The Power of Voice Biometrics in Today's Fraud Risk Landscape - Simon Marchand - Episode 166
Why It Matters
Voice biometrics offers real‑time, scalable protection as AI‑generated fraud surges, making it a critical investment for any organization facing sophisticated identity threats.
Key Takeaways
- •Voice biometrics now blocks deepfake audio attacks.
- •AI enables fraudsters to mass‑produce synthetic voices.
- •Cross‑language attacks erase language barriers for fraud.
- •Governance, consent, transparency essential for biometric deployment.
- •Selecting solutions requires risk‑profile alignment and integration ease.
Pulse Analysis
Voice biometrics has moved from a niche authentication tool to a strategic defense layer for enterprises worldwide. Market analysts project the sector to exceed $5 billion in annual revenue by 2028, driven by rising demand for frictionless yet secure customer experiences. Unlike static passwords, a speaker’s unique vocal patterns are difficult to replicate, especially when paired with machine‑learning models that continuously adapt to new threat vectors.
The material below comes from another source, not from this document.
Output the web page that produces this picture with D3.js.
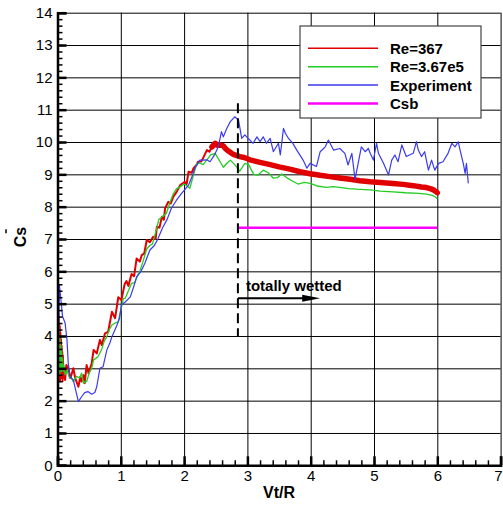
<!DOCTYPE html>
<html>
<head>
<meta charset="utf-8">
<script src="https://cdn.jsdelivr.net/npm/d3@7"></script>
<style>
  body { margin: 0; background: #fff; }
  svg { display: block; }
  text { font-family: "Liberation Sans", Arial, sans-serif; fill: #000; }
</style>
</head>
<body>
<svg id="chart" width="503" height="505"></svg>
<script>
// ---- data ----
const xTickValues = [0, 1, 2, 3, 4, 5, 6, 7];
const yTickValues = [0, 1, 2, 3, 4, 5, 6, 7, 8, 9, 10, 11, 12, 13, 14];

const seriesNames = ["Re=367", "Re=3.67e5", "Experiment", "Csb"];
const seriesColors = ["#e00000", "#22cc22", "#3a3aee", "#ff00ff"];

// Re=367 computation, [Vt/R, Cs]
const re367 = [
  [0,3.0],[0.004,4.8],[0.008,2.8],[0.012,4.7],[0.016,2.6],[0.02,4.6],[0.024,2.9],[0.028,4.4],
  [0.032,2.7],[0.036,4.3],[0.04,2.6],[0.045,4.1],[0.05,2.9],[0.055,3.9],[0.06,2.7],[0.065,3.7],
  [0.07,2.8],[0.075,3.5],[0.08,2.6],[0.085,3.4],[0.09,3.05],[0.1,2.8],[0.12,2.64],[0.14,3.1],
  [0.17,3.0],[0.2,2.7],[0.22,2.79],[0.25,3.0],[0.28,2.7],[0.3,2.59],[0.33,2.43],[0.36,2.74],
  [0.38,2.59],[0.41,2.79],[0.43,2.54],[0.46,3.1],[0.49,2.85],[0.54,3.15],[0.57,3.57],[0.62,3.46],
  [0.67,3.88],[0.7,3.72],[0.75,4.08],[0.8,4.13],[0.86,4.75],[0.91,4.55],[0.96,5.2],[1.01,5.11],
  [1.06,5.6],[1.09,5.7],[1.12,5.55],[1.17,5.92],[1.21,5.85],[1.25,6.4],[1.3,6.3],[1.33,6.5],
  [1.37,6.55],[1.41,6.97],[1.46,6.9],[1.51,7.07],[1.55,7.0],[1.57,7.38],[1.61,7.35],[1.65,7.69],
  [1.68,7.6],[1.7,7.95],[1.75,8.15],[1.79,8.1],[1.83,8.31],[1.88,8.45],[1.94,8.67],[2.01,8.77],
  [2.04,8.7],[2.07,9.08],[2.12,9.05],[2.15,9.19],[2.2,9.3],[2.22,9.39],[2.27,9.4],[2.3,9.5],
  [2.36,9.75],[2.4,9.7],[2.44,9.85],[2.49,9.96],[2.53,9.9],[2.57,9.91],[2.62,9.88],[2.65,9.8],
  [2.7,9.72],[2.75,9.65],[2.8,9.6],[2.88,9.55],[2.95,9.52],[3.04,9.45],[3.2,9.37],[3.36,9.3],
  [3.5,9.23],[3.67,9.16],[3.83,9.08],[3.99,9.02],[4.15,8.97],[4.3,8.93],[4.46,8.89],[4.62,8.85],
  [4.78,8.8],[4.94,8.77],[5.1,8.75],[5.3,8.72],[5.46,8.69],[5.62,8.65],[5.75,8.61],[5.83,8.59],
  [5.9,8.55],[5.94,8.52],[5.97,8.48],[6.0,8.43]
];

// Re=3.67e5 computation
const re367e5 = [
  [0,3.2],[0.006,4.3],[0.012,2.8],[0.018,4.2],[0.024,2.9],[0.03,4.0],[0.036,2.8],[0.042,3.9],
  [0.048,3.0],[0.054,3.7],[0.06,2.9],[0.066,3.5],[0.072,3.0],[0.08,3.3],[0.09,2.9],[0.1,3.1],
  [0.12,2.8],[0.15,2.95],[0.18,2.75],[0.22,2.69],[0.25,2.59],[0.3,2.75],[0.35,2.7],[0.38,2.85],
  [0.41,2.54],[0.44,2.6],[0.46,2.59],[0.5,2.85],[0.54,3.0],[0.57,3.26],[0.6,3.3],[0.64,3.36],
  [0.7,3.6],[0.74,3.85],[0.78,3.98],[0.82,4.2],[0.86,4.34],[0.91,4.4],[0.96,4.44],[1.0,4.8],
  [1.04,5.15],[1.07,5.17],[1.12,5.4],[1.17,5.63],[1.22,5.65],[1.26,5.85],[1.3,5.99],[1.35,6.3],
  [1.41,6.7],[1.46,6.8],[1.5,6.85],[1.55,7.2],[1.6,7.6],[1.66,7.7],[1.72,7.79],[1.77,8.1],
  [1.83,8.4],[1.88,8.55],[1.94,8.62],[2.0,8.7],[2.04,8.65],[2.09,8.57],[2.13,8.85],[2.2,9.34],
  [2.25,9.35],[2.3,9.3],[2.36,9.45],[2.42,9.6],[2.49,9.65],[2.55,9.45],[2.62,9.22],[2.68,9.35],
  [2.73,9.44],[2.8,9.3],[2.88,9.1],[2.96,9.34],[3.02,9.3],[3.1,9.0],[3.17,8.98],[3.25,9.13],
  [3.33,9.05],[3.41,8.88],[3.48,8.9],[3.54,9.01],[3.62,8.9],[3.73,8.77],[3.8,8.7],[3.9,8.75],
  [3.99,8.72],[4.1,8.64],[4.25,8.6],[4.35,8.62],[4.46,8.6],[4.6,8.56],[4.73,8.54],[4.85,8.53],
  [4.94,8.52],[5.1,8.48],[5.3,8.46],[5.5,8.43],[5.7,8.41],[5.83,8.39],[5.92,8.35],[5.97,8.3],
  [6.0,8.24]
];

// measured values
const experiment = [
  [0,2.6],[0.015,3.6],[0.03,5.58],[0.05,5.2],[0.08,4.6],[0.12,4.4],[0.15,3.88],[0.17,3.15],
  [0.2,2.74],[0.25,2.64],[0.29,2.3],[0.33,1.97],[0.38,2.12],[0.43,2.25],[0.48,2.28],[0.54,2.2],
  [0.59,2.25],[0.62,2.43],[0.67,3.0],[0.72,3.05],[0.78,3.57],[0.83,3.8],[0.86,3.98],[0.91,4.2],
  [0.94,4.34],[0.98,4.55],[1.01,4.96],[1.07,5.05],[1.15,5.21],[1.2,5.5],[1.25,5.83],[1.32,6.0],
  [1.38,6.25],[1.46,6.66],[1.53,6.8],[1.59,7.02],[1.66,7.35],[1.73,7.6],[1.8,7.95],[1.88,8.2],
  [1.96,8.41],[2.07,8.67],[2.12,8.9],[2.17,9.19],[2.25,9.44],[2.3,9.44],[2.36,9.45],[2.41,9.39],
  [2.48,9.6],[2.54,9.85],[2.59,10.32],[2.62,10.16],[2.67,10.4],[2.73,10.63],[2.8,10.78],[2.86,10.68],
  [2.91,10.11],[2.96,10.22],[3.01,10.11],[3.04,10.06],[3.09,9.96],[3.15,10.16],[3.2,10.01],[3.25,10.16],
  [3.3,9.96],[3.36,10.11],[3.41,9.7],[3.49,9.96],[3.52,9.6],[3.57,10.42],[3.6,10.27],[3.65,10.11],
  [3.72,9.95],[3.78,9.75],[3.88,9.44],[3.94,9.19],[3.99,9.34],[4.09,9.24],[4.15,9.7],[4.23,9.85],
  [4.28,10.06],[4.36,9.75],[4.46,9.8],[4.54,9.65],[4.59,9.29],[4.65,9.65],[4.7,8.85],[4.75,9.34],
  [4.8,9.85],[4.86,9.7],[4.91,9.8],[4.94,9.65],[4.99,9.44],[5.04,9.96],[5.07,9.65],[5.15,9.34],
  [5.23,8.98],[5.28,9.44],[5.33,9.6],[5.38,9.39],[5.44,9.91],[5.51,9.55],[5.62,9.65],[5.67,10.01],
  [5.7,9.75],[5.75,9.55],[5.8,9.7],[5.86,9.13],[5.91,9.44],[5.96,9.13],[6.02,9.34],[6.09,9.39],
  [6.17,9.65],[6.23,9.96],[6.28,9.85],[6.33,10.01],[6.36,9.75],[6.41,9.34],[6.44,9.03],[6.46,9.34],
  [6.49,8.72]
];

// Csb level over the totally wetted range
const csb = [[2.85, 7.35], [6.0, 7.35]];

// totally wetted marker: dashed line at Vt/R, its Cs span, and the arrow
const wettedX = 2.85;
const wettedSpan = [4.0, 11.2];
const arrowEndX = 4.15;
const arrowY = 5.17;
const wettedLabel = "totally wetted";
const wettedLabelY = 5.4;

// ---- layout ----
const svg = d3.select("#chart");
const x = d3.scaleLinear().domain([0, 7]).range([57.5, 500.6]);
const y = d3.scaleLinear().domain([0, 14]).range([465.3, 12.7]);
const plotW = x(7) - x(0), plotH = y(0) - y(14);

svg.append("defs").append("clipPath").attr("id", "plot")
  .append("rect").attr("x", x(0)).attr("y", y(14)).attr("width", plotW).attr("height", plotH);

// grid
const gx = svg.append("g").attr("transform", `translate(0,${y(0)})`)
  .call(d3.axisBottom(x).tickValues(xTickValues).tickSize(-plotH).tickFormat(""));
const gy = svg.append("g").attr("transform", `translate(${x(0)},0)`)
  .call(d3.axisLeft(y).tickValues(yTickValues).tickSize(-plotW).tickFormat(""));
[gx, gy].forEach(g => {
  g.select(".domain").remove();
  g.selectAll("line").attr("stroke", "#000").attr("stroke-width", 1);
});

// series
const line = d3.line().x(d => x(d[0])).y(d => y(d[1]));
const plot = svg.append("g").attr("clip-path", "url(#plot)")
  .attr("fill", "none").attr("stroke-linejoin", "round");

plot.append("path").datum(re367).attr("d", line)
  .attr("stroke", seriesColors[0]).attr("stroke-width", 2);
plot.append("path").datum(re367.filter(d => d[0] >= 2.42)).attr("d", line)
  .attr("stroke", seriesColors[0]).attr("stroke-width", 5.5).attr("stroke-linecap", "round");
plot.append("path").datum(re367e5).attr("d", line)
  .attr("stroke", seriesColors[1]).attr("stroke-width", 1.3);
plot.append("path").datum(experiment).attr("d", line)
  .attr("stroke", seriesColors[2]).attr("stroke-width", 1.2);
plot.append("path").datum(csb).attr("d", line)
  .attr("stroke", seriesColors[3]).attr("stroke-width", 2.5);

// totally wetted annotation
svg.append("line")
  .attr("x1", x(wettedX)).attr("x2", x(wettedX))
  .attr("y1", y(wettedSpan[1])).attr("y2", y(wettedSpan[0]))
  .attr("stroke", "#000").attr("stroke-width", 2).attr("stroke-dasharray", "10,5");
const tipX = x(arrowEndX), ay = y(arrowY);
svg.append("line")
  .attr("x1", x(wettedX)).attr("x2", tipX - 10).attr("y1", ay).attr("y2", ay)
  .attr("stroke", "#000").attr("stroke-width", 2);
svg.append("path")
  .attr("d", `M${tipX},${ay} L${tipX - 18},${ay - 3.5} L${tipX - 18},${ay + 3.5} Z`)
  .attr("fill", "#000");
svg.append("text")
  .attr("x", x(wettedX) + 8).attr("y", y(wettedLabelY))
  .attr("font-size", 15).attr("font-weight", "bold")
  .text(wettedLabel);

// legend
const legend = svg.append("g").attr("transform", "translate(300,26)");
legend.append("rect").attr("width", 181).attr("height", 92)
  .attr("fill", "#fff").attr("stroke", "#444").attr("stroke-width", 1.2);
seriesNames.forEach((name, i) => {
  const ly = 22.3 + i * 18.4;
  legend.append("line").attr("x1", 8).attr("x2", 78).attr("y1", ly).attr("y2", ly)
    .attr("stroke", seriesColors[i]).attr("stroke-width", i === 3 ? 2.5 : 1.5);
  legend.append("text").attr("x", 90).attr("y", ly + 5.5)
    .attr("font-size", 15).attr("font-weight", "bold").text(name);
});

// axes: inward major and minor ticks
const axisX = svg.append("g").attr("transform", `translate(0,${y(0)})`);
axisX.append("g").call(d3.axisBottom(x).tickValues(d3.range(0, 7.001, 0.2)).tickSize(-5).tickFormat(""))
  .call(g => g.select(".domain").remove())
  .selectAll("line").attr("stroke", "#000").attr("stroke-width", 1.5);
axisX.append("g").call(d3.axisBottom(x).tickValues(xTickValues).tickSize(-9).tickPadding(5).tickFormat(d3.format("d")))
  .call(g => g.select(".domain").attr("stroke", "#000").attr("stroke-width", 2.5))
  .call(g => g.selectAll("line").attr("stroke", "#000").attr("stroke-width", 2.5))
  .call(g => g.selectAll("text").attr("font-size", 15).attr("font-family", "Liberation Sans, Arial, sans-serif").attr("fill", "#000"));
// last label sits at the right edge of the window
axisX.selectAll("text").filter(d => d === 7).attr("text-anchor", "end").attr("x", 1.5);

const axisY = svg.append("g").attr("transform", `translate(${x(0)},0)`);
axisY.append("g").call(d3.axisLeft(y).tickValues(d3.range(0, 14.001, 0.2)).tickSize(-5).tickFormat(""))
  .call(g => g.select(".domain").remove())
  .selectAll("line").attr("stroke", "#000").attr("stroke-width", 1.5);
axisY.append("g").call(d3.axisLeft(y).tickValues(yTickValues).tickSize(-9).tickPadding(15).tickFormat(d3.format("d")))
  .call(g => g.select(".domain").attr("stroke", "#000").attr("stroke-width", 2.5))
  .call(g => g.selectAll("line").attr("stroke", "#000").attr("stroke-width", 2.5))
  .call(g => g.selectAll("text").attr("font-size", 15).attr("font-family", "Liberation Sans, Arial, sans-serif").attr("fill", "#000"));
axisY.selectAll("text").attr("x", -5);

// axis titles
svg.append("text")
  .attr("x", (x(0) + x(7)) / 2).attr("y", 498)
  .attr("text-anchor", "middle").attr("font-size", 16).attr("font-weight", "bold")
  .text("Vt/R");

const yTitle = svg.append("g").attr("transform", "translate(26,237) rotate(-90)");
const yText = yTitle.append("text").attr("text-anchor", "middle")
  .attr("font-size", 16).attr("font-weight", "bold").text("Cs");
const sStart = yText.node().getStartPositionOfChar(1).x;
const sEnd = yText.node().getEndPositionOfChar(1).x;
const sMid = (sStart + sEnd) / 2;
yTitle.append("line")
  .attr("x1", sMid - 2).attr("x2", sMid + 2).attr("y1", -20).attr("y2", -20)
  .attr("stroke", "#000").attr("stroke-width", 1.5);
</script>
</body>
</html>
This dynamic capability positions voice biometrics as a cornerstone of modern fraud‑prevention architectures.
The fraud landscape has been reshaped by generative AI, which can produce convincing synthetic voices in seconds. Bad actors now launch large‑scale attacks that bypass traditional voice‑print checks, leveraging multilingual deepfakes to impersonate executives or customers across borders. Such capabilities erode language barriers, allowing coordinated schemes that target global supply chains, financial institutions, and contact‑center operations. Organizations that ignore these developments risk exposure to credential stuffing, social engineering, and unauthorized transactions that can cost millions.
Implementing voice biometrics requires more than technology selection; it demands rigorous governance and ethical stewardship. Companies must obtain explicit consent, maintain transparent data‑handling policies, and ensure compliance with regulations such as GDPR and the U.S. Biometric Information Privacy Act. Integration ease, latency, and compatibility with existing authentication flows are practical criteria, while continuous model monitoring guards against bias and degradation. By aligning biometric solutions with risk profiles and ethical standards, firms can harness AI‑powered voice verification to fortify defenses without compromising customer trust.